The proposed contract also requests that the town have a seat on the regional sewer district board.

In addition, under the contract, anyone connecting to the district’s system within three miles of Nashville would have to sign away the ability to protest future annexation by the town.

Those “waivers of remonstrance” against annexation are tied to the property, not the owner, and would also waive the ability of any future owner to resist annexation.

The entire area surrounding Nashville is currently in the Brown County Regional Sewer District’s jurisdiction, including the three-mile buffer zone the town requested.

Requirements for annexation waivers and board representation in such contracts are not uncommon, said Vicki Perry, state director of the Rural Community Assistance Program.

Rudd said that the seat on the board does not have to be a voting member; that person could be an advisory member.

The sewer board already has an “executive advisory committee” which includes such people as the president of the Brown County Board of Health and the county highway superintendent.

The town’s only desire for a seat is to maintain a line of communication and provide input into the board’s future decisions, Rudd said.

Annexation?

Nashville Town Council President “Buzz” King said that the waivers of remonstrance against annexation are a document that they have all town utility customers outside of the town’s limits sign.

The town would be open to negotiating a range under three miles, he said.

On the north end of town, a three-mile buffer would reach the overlook on State Road 135 North.

Ultimately, it is not in the town’s best interest to annex if it doesn’t have to, King said. While the town receives property tax income from an annexation, at best, that income meets the cost of providing additional services such as snow removal, policing and paving.

He said he believes many people may also misunderstand and think that the county loses revenue from land annexed by the town.

It doesn’t, he said. All town residents pay county property taxes as well, which is why their taxes are higher once the town’s property taxes are added on.

The only time the town will consider annexation is if it’s requested, King said. He gave a hypothetical example of a new development near town that needs services only the town can provide to that area. Without annexation, something such as a new apartment complex may not be economically feasible, he said.

The waivers come into play if that request is from someone whose land is near town, but doesn’t touch it.

While the town was able to annex properties in the past that did not touch Nashville, that is no longer legal, King said.

Now, any property annexed must either touch the town or be part of a block of properties that touch town, he said.

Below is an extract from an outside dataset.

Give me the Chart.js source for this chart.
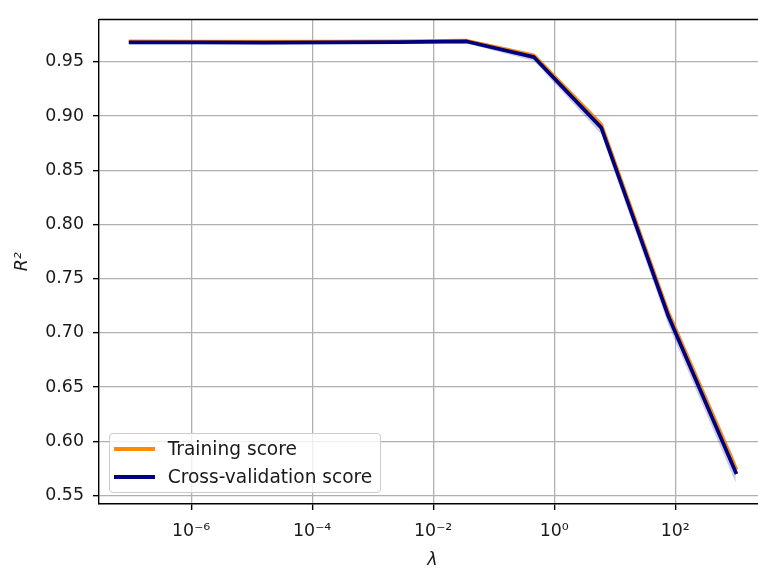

The waivers — which are attached to the deed and transfer with ownership — allow the town to annex such a block of properties to reach another property, even if one of the affected property owners does not want annexation at that time, King said.

“The Town of Nashville is not aggressively seeking more land for Nashville. We don’t need more land for Nashville,” he said. “Brown County is what we’re mostly interested in. We want to help and we want to protect and we want to encourage people to live comfortably in Brown County.”

Much of what the town put into the contract comes down to making certain the current council does not tie the hands of a future council, King said.

While they would be able to adjust rates to reflect increases in their own costs, whatever the town and sewer district agree to, they will both be bound to for at least 40 years.

Alternatives

If the town and district cannot reach an agreement for treatment, the only other action the district could take would be to build its own wastewater treatment plant. That option has been explored in the engineering report that Gary Ladd of Ladd Engineering Associates prepared.

However, both Rudd and Werling expressed a preference for working together.

Werling told the council Nov. 17 that he did not think having multiple treatment plants around the county would be good for the county as a whole. He said that this is also an opportunity for the county and town to work together, rather than duplicating efforts.

The town wants to see this project work and for the district and town to be able to reach an agreement they can both live with, Rudd said.